Re: [PATCH] mm: Require LRU reclaim progress before retrying direct reclaim

Next message: Aaron Tomlin: "Re: [PATCH v10 13/13] docs: add io_queue flag to isolcpus"
Previous message: Philipp Stanner: "[PATCH v2 2/2] drm/nouveau: Fix double call to drm_sched_entity_fini()"
In reply to: Matt Fleming: "Re: [PATCH] mm: Require LRU reclaim progress before retrying direct reclaim"
Next in thread: Shakeel Butt: "Re: [PATCH] mm: Require LRU reclaim progress before retrying direct reclaim"
Messages sorted by: [ date ] [ thread ] [ subject ] [ author ]

From: Pedro Falcato

Date: Wed Apr 15 2026 - 10:57:44 EST

On Fri, Apr 10, 2026 at 11:15:49AM +0100, Matt Fleming wrote:
> From: Matt Fleming <mfleming@xxxxxxxxxxxxxx>
>
> should_reclaim_retry() uses zone_reclaimable_pages() to estimate whether
> retrying reclaim could eventually satisfy an allocation. It's possible
> for reclaim to make minimal or no progress on an LRU type despite having
> ample reclaimable pages, e.g. anonymous pages when the only swap is
> RAM-backed (zram). This can cause the reclaim path to loop indefinitely.
>
> Track LRU reclaim progress (anon vs file) through a new struct
> reclaim_progress passed out of try_to_free_pages(), and only count a
> type's reclaimable pages if at least reclaim_progress_pct% was actually
> reclaimed in the last cycle.

I think there is at least one problem with this heuristic: you are counting
everything that hasn't made progress as "we cannot reclaim it". When in reality
you can simply fail to make progress on any given folio as e.g it's referenced
and we want to give it another spin in the LRU.

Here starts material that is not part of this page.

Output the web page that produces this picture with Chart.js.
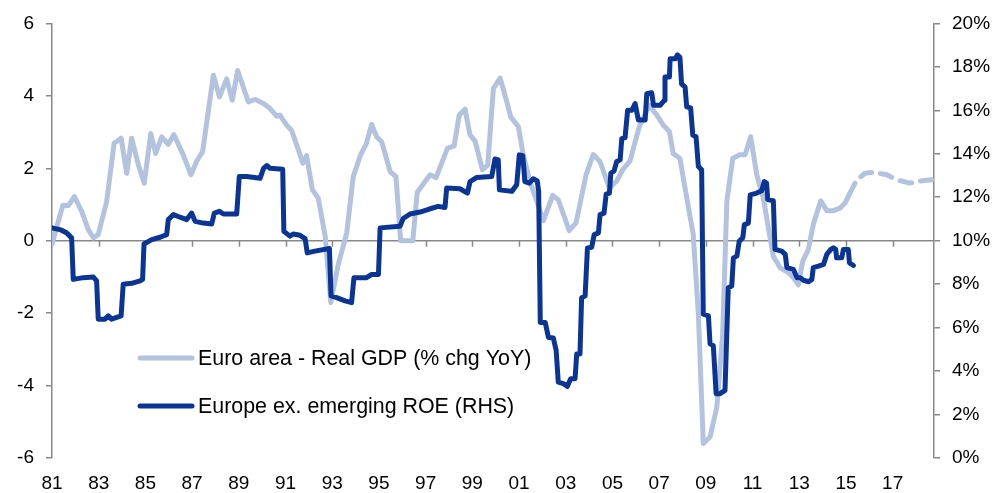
<!DOCTYPE html>
<html>
<head>
<meta charset="utf-8">
<script src="https://cdn.jsdelivr.net/npm/chart.js@4/dist/chart.umd.min.js"></script>
<style>
  body { margin: 0; background: #fff; }
  canvas { display: block; }
</style>
</head>
<body>
<canvas id="myChart" width="1005" height="493"></canvas>
<script>
// Euro area real GDP, % chg YoY (quarterly)
const gdpYears = [1981.0, 1981.46, 1981.7, 1981.96, 1982.27, 1982.55, 1982.77, 1982.98, 1983.34, 1983.66,
  1983.96, 1984.2, 1984.41, 1984.7, 1984.95, 1985.23, 1985.44, 1985.7, 1985.98, 1986.22,
  1986.62, 1986.95, 1987.2, 1987.45, 1987.91, 1988.17, 1988.48, 1988.72, 1988.95, 1989.41,
  1989.7, 1990.06, 1990.34, 1990.62, 1990.76, 1991.05, 1991.26, 1991.48, 1991.74, 1991.9,
  1992.15, 1992.4, 1992.7, 1992.94, 1993.26, 1993.62, 1993.9, 1994.22, 1994.45, 1994.69,
  1994.9, 1995.12, 1995.48, 1995.73, 1995.93, 1996.45, 1996.64, 1997.19, 1997.45, 1997.93,
  1998.22, 1998.44, 1998.69, 1998.9, 1999.12, 1999.43, 1999.66, 1999.9, 2000.19, 2000.44,
  2000.64, 2000.97, 2001.18, 2001.47, 2001.76, 2002.04, 2002.44, 2002.68, 2003.15, 2003.44,
  2003.87, 2004.18, 2004.47, 2004.87, 2005.18, 2005.44, 2005.75, 2006.15, 2006.58, 2006.9,
  2007.18, 2007.44, 2007.6, 2007.89, 2008.11, 2008.46, 2008.68, 2008.89, 2009.18, 2009.47,
  2009.72, 2009.9, 2010.15, 2010.44, 2010.68, 2010.92, 2011.18, 2011.46, 2011.68, 2011.89,
  2012.18, 2012.54, 2012.75, 2012.96, 2013.15, 2013.39, 2013.6, 2013.92, 2014.18, 2014.46,
  2014.75, 2014.96, 2015.15,
  // forecast (dashed)
  2015.46, 2015.82, 2016.17, 2016.75, 2017.17, 2017.74, 2018.17, 2018.67];
const gdpValues = [-0.09, 0.97, 0.97, 1.22, 0.81, 0.31, 0.08, 0.17, 1.08, 2.69,
  2.83, 1.86, 2.83, 2.09, 1.59, 2.96, 2.41, 2.87, 2.66, 2.93,
  2.37, 1.82, 2.2, 2.46, 4.57, 3.97, 4.47, 3.88, 4.7, 3.83,
  3.9, 3.79, 3.65, 3.44, 3.47, 3.19, 3.05, 2.64, 2.14, 2.35,
  1.41, 1.18, 0.12, -1.71, -0.65, 0.21, 1.77, 2.38, 2.66, 3.21,
  2.87, 2.73, 1.91, 1.77, 0.0, 0.0, 1.34, 1.82, 1.74, 2.55,
  2.62, 3.47, 3.63, 2.92, 2.75, 1.96, 2.09, 4.2, 4.49, 3.92,
  3.42, 3.15, 2.37, 1.63, 1.09, 0.55, 1.25, 1.13, 0.28, 0.49,
  1.82, 2.38, 2.18, 1.45, 1.65, 1.96, 2.2, 3.15, 3.74, 3.47,
  3.19, 3.01, 2.41, 2.27, 1.45, 0.17, -2.03, -5.6, -5.42, -4.59,
  -2.58, 1.09, 2.27, 2.37, 2.37, 2.87, 1.82, 1.18, 0.35, -0.43,
  -0.75, -0.88, -1.02, -1.22, -0.56, -0.24, 0.45, 1.1, 0.83, 0.83,
  0.9, 1.04, 1.29,
  1.68, 1.86, 1.89, 1.82, 1.68, 1.59, 1.65, 1.68];
const forecastFrom = 2015.15;

// Europe ex. emerging ROE, % (RHS)
const roeYears = [1981.0, 1981.34, 1981.63, 1981.84, 1981.91, 1982.34, 1982.77, 1982.91, 1982.98, 1983.27,
  1983.41, 1983.55, 1983.96, 1984.05, 1984.41, 1984.77, 1984.88, 1984.94, 1985.27, 1985.63,
  1985.91, 1985.98, 1986.2, 1986.48, 1986.77, 1986.98, 1987.13, 1987.48, 1987.84, 1987.95,
  1988.17, 1988.34, 1988.91, 1989.02, 1989.34, 1989.91, 1990.06, 1990.2, 1990.34, 1990.88,
  1990.93, 1991.19, 1991.33, 1991.62, 1991.84, 1991.93, 1992.26, 1992.88, 1992.95, 1993.19,
  1993.55, 1993.83, 1993.93, 1994.47, 1994.69, 1994.98, 1995.05, 1995.9, 1996.04, 1996.33,
  1996.76, 1997.19, 1997.54, 1997.83, 1997.9, 1998.47, 1998.79, 1998.9, 1999.19, 1999.83,
  1999.97, 2000.11, 2000.16, 2000.69, 2000.9, 2001.01, 2001.16, 2001.25, 2001.44, 2001.61,
  2001.78, 2001.84, 2001.91, 2002.12, 2002.26, 2002.47, 2002.59, 2002.68, 2002.9, 2003.07,
  2003.21, 2003.4, 2003.47, 2003.61, 2003.68, 2003.83, 2003.93, 2004.11, 2004.22, 2004.4,
  2004.47, 2004.64, 2004.73, 2004.87, 2004.93, 2005.07, 2005.18, 2005.33, 2005.4, 2005.54,
  2005.65, 2005.83, 2005.97, 2006.11, 2006.4, 2006.47, 2006.68, 2006.76, 2007.04, 2007.22,
  2007.25, 2007.44, 2007.47, 2007.7, 2007.78, 2007.89, 2007.96, 2008.11, 2008.18, 2008.35,
  2008.44, 2008.58, 2008.68, 2008.82, 2008.89, 2009.11, 2009.18, 2009.32, 2009.44, 2009.61,
  2009.82, 2009.96, 2010.11, 2010.18, 2010.33, 2010.43, 2010.58, 2010.65, 2010.82, 2010.9,
  2011.18, 2011.39, 2011.5, 2011.6, 2011.65, 2011.89, 2011.96, 2012.25, 2012.4, 2012.47,
  2012.75, 2012.9, 2013.04, 2013.18, 2013.4, 2013.54, 2013.6, 2013.82, 2014.04, 2014.18,
  2014.35, 2014.46, 2014.56, 2014.6, 2014.82, 2014.89, 2015.1, 2015.15, 2015.32];
const roeValues = [10.59, 10.51, 10.36, 10.13, 8.22, 8.3, 8.33, 8.15, 6.39, 6.39,
  6.54, 6.39, 6.54, 8.0, 8.04, 8.15, 8.22, 9.85, 10.05, 10.16,
  10.28, 10.97, 11.2, 11.08, 10.97, 11.27, 10.89, 10.81, 10.77, 11.27,
  11.35, 11.23, 11.23, 12.95, 12.95, 12.87, 13.33, 13.46, 13.33, 13.29,
  10.43, 10.21, 10.31, 10.25, 10.1, 9.44, 9.52, 9.64, 7.46, 7.38,
  7.23, 7.15, 8.3, 8.3, 8.45, 8.45, 10.59, 10.66, 11.02, 11.23,
  11.32, 11.47, 11.58, 11.53, 12.42, 12.39, 12.19, 12.72, 12.91, 12.95,
  13.76, 13.72, 12.34, 12.27, 12.57, 13.95, 13.91, 12.72, 12.65, 12.85,
  12.75, 12.27, 6.24, 6.24, 5.55, 5.52, 4.94, 3.49, 3.42, 3.3,
  3.65, 3.65, 4.79, 4.79, 7.38, 7.46, 9.67, 9.7, 10.28, 10.36,
  11.2, 11.27, 12.14, 12.19, 13.1, 13.21, 13.64, 13.72, 14.7, 14.74,
  16.0, 16.0, 16.31, 15.55, 15.55, 16.76, 16.81, 16.23, 16.23, 16.46,
  17.53, 17.53, 18.37, 18.37, 18.55, 18.44, 17.22, 17.07, 16.16, 16.11,
  14.86, 14.78, 13.41, 13.26, 6.62, 6.54, 5.25, 5.17, 2.96, 2.96,
  3.11, 7.84, 7.92, 9.21, 9.29, 9.98, 10.13, 10.74, 10.81, 12.11,
  12.19, 12.3, 12.72, 12.65, 11.89, 11.84, 9.6, 9.52, 9.37, 8.76,
  8.68, 8.3, 8.3, 8.18, 8.11, 8.22, 8.76, 8.83, 8.91, 9.37,
  9.6, 9.67, 9.6, 9.21, 9.21, 9.6, 9.6, 8.98, 8.86];

// axis ticks
const xTickYears = [1981, 1983, 1985, 1987, 1989, 1991, 1993, 1995, 1997, 1999,
  2001, 2003, 2005, 2007, 2009, 2011, 2013, 2015, 2017];
const leftTicks = [-6, -4, -2, 0, 2, 4, 6];
const rightTicks = [0, 2, 4, 6, 8, 10, 12, 14, 16, 18, 20];

const legendLabels = ["Euro area - Real GDP (% chg YoY)", "Europe ex. emerging ROE (RHS)"];

const lightBlue = "#B3C2DE";
const darkBlue = "#0B3594";
const axisGray = "#888888";
const FONT = "'Liberation Sans', Arial, sans-serif";

const gdpData = gdpYears.map((x, i) => ({ x, y: gdpValues[i] }));
const roeData = roeYears.map((x, i) => ({ x, y: roeValues[i] }));

// tick marks on the zero line + legend
const extrasPlugin = {
  id: "extras",
  beforeDatasetsDraw(chart) {
    const { ctx, scales: { x, y } } = chart;
    const y0 = y.getPixelForValue(0);
    ctx.save();
    ctx.strokeStyle = axisGray;
    ctx.lineWidth = 1.5;
    xTickYears.forEach((yr) => {
      if (yr === 1981) return;
      const px = Math.round(x.getPixelForValue(yr)) + 0.5;
      ctx.beginPath();
      ctx.moveTo(px, y0);
      ctx.lineTo(px, y0 + 6);
      ctx.stroke();
    });
    ctx.restore();
  },
  afterDraw(chart) {
    const { ctx } = chart;
    const rows = [
      { color: lightBlue, width: 5, y: 358 },
      { color: darkBlue, width: 5, y: 406 },
    ];
    ctx.save();
    rows.forEach((r, i) => {
      ctx.strokeStyle = r.color;
      ctx.lineWidth = r.width;
      ctx.lineCap = "round";
      ctx.beginPath();
      ctx.moveTo(140, r.y);
      ctx.lineTo(192, r.y);
      ctx.stroke();
      ctx.fillStyle = "#000";
      ctx.font = "21.4px " + FONT;
      ctx.textBaseline = "middle";
      ctx.textAlign = "left";
      ctx.fillText(legendLabels[i], 198, r.y + 1);
    });
    ctx.restore();
  },
};

new Chart(document.getElementById("myChart"), {
  type: "line",
  data: {
    datasets: [
      {
        label: legendLabels[1],
        data: roeData,
        yAxisID: "y1",
        borderColor: darkBlue,
        borderWidth: 5,
        pointRadius: 0,
        tension: 0,
        borderJoinStyle: "round",
        borderCapStyle: "round",
        order: 0,
      },
      {
        label: legendLabels[0],
        data: gdpData,
        yAxisID: "y",
        borderColor: lightBlue,
        borderWidth: 5,
        pointRadius: 0,
        tension: 0,
        borderJoinStyle: "round",
        borderCapStyle: "round",
        segment: {
          borderDash: (c) => (c.p0.parsed.x >= forecastFrom ? [12, 9] : undefined),
        },
        order: 1,
      },
    ],
  },
  options: {
    responsive: false,
    animation: false,
    layout: { padding: { top: 21, left: 0, right: 0, bottom: 0 } },
    plugins: { legend: { display: false }, tooltip: { enabled: false } },
    scales: {
      x: {
        type: "linear",
        min: 1981,
        max: 2018.77,
        afterBuildTicks: (axis) => {
          axis.ticks = xTickYears.map((v) => ({ value: v }));
        },
        afterFit: (axis) => { axis.height = 35; },
        grid: { display: false, drawTicks: false },
        border: { display: false },
        ticks: {
          color: "#000",
          font: { family: FONT, size: 19 },
          padding: 14,
          maxRotation: 0,
          autoSkip: false,
          callback: (v) => String(v % 100).padStart(2, "0"),
        },
      },
      y: {
        position: "left",
        min: -6,
        max: 6,
        afterBuildTicks: (axis) => {
          axis.ticks = leftTicks.map((v) => ({ value: v }));
        },
        afterFit: (axis) => { axis.width = 52; },
        border: { display: true, color: axisGray, width: 1.5 },
        grid: {
          color: (c) => (c.tick && c.tick.value === 0 ? axisGray : "transparent"),
          lineWidth: 1.5,
          tickColor: axisGray,
          tickLength: 6,
        },
        ticks: {
          color: "#000",
          font: { family: FONT, size: 19 },
          padding: 12,
        },
      },
      y1: {
        position: "right",
        min: 0,
        max: 20,
        afterBuildTicks: (axis) => {
          axis.ticks = rightTicks.map((v) => ({ value: v }));
        },
        afterFit: (axis) => { axis.width = 71; },
        border: { display: true, color: axisGray, width: 1.5 },
        grid: {
          drawOnChartArea: false,
          color: axisGray,
          tickColor: axisGray,
          tickLength: 6,
          lineWidth: 1.5,
        },
        ticks: {
          color: "#000",
          font: { family: FONT, size: 19 },
          padding: 12,
          callback: (v) => v + "%",
        },
      },
    },
  },
  plugins: [extrasPlugin],
});
</script>
</body>
</html>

My theory (from merely reading the patch, maybe I missed something) is that
a pathological case for this is a lot of folios added to the LRU in a row,
that are set referenced (or dirty). Say SWAP_CLUSTER_MAX * MAX_RECLAIM_RETRIES
- it will simply OOM too early.

The other question is whether this effectively solves reclaim problems - some
hard numbers would be great.

--
Pedro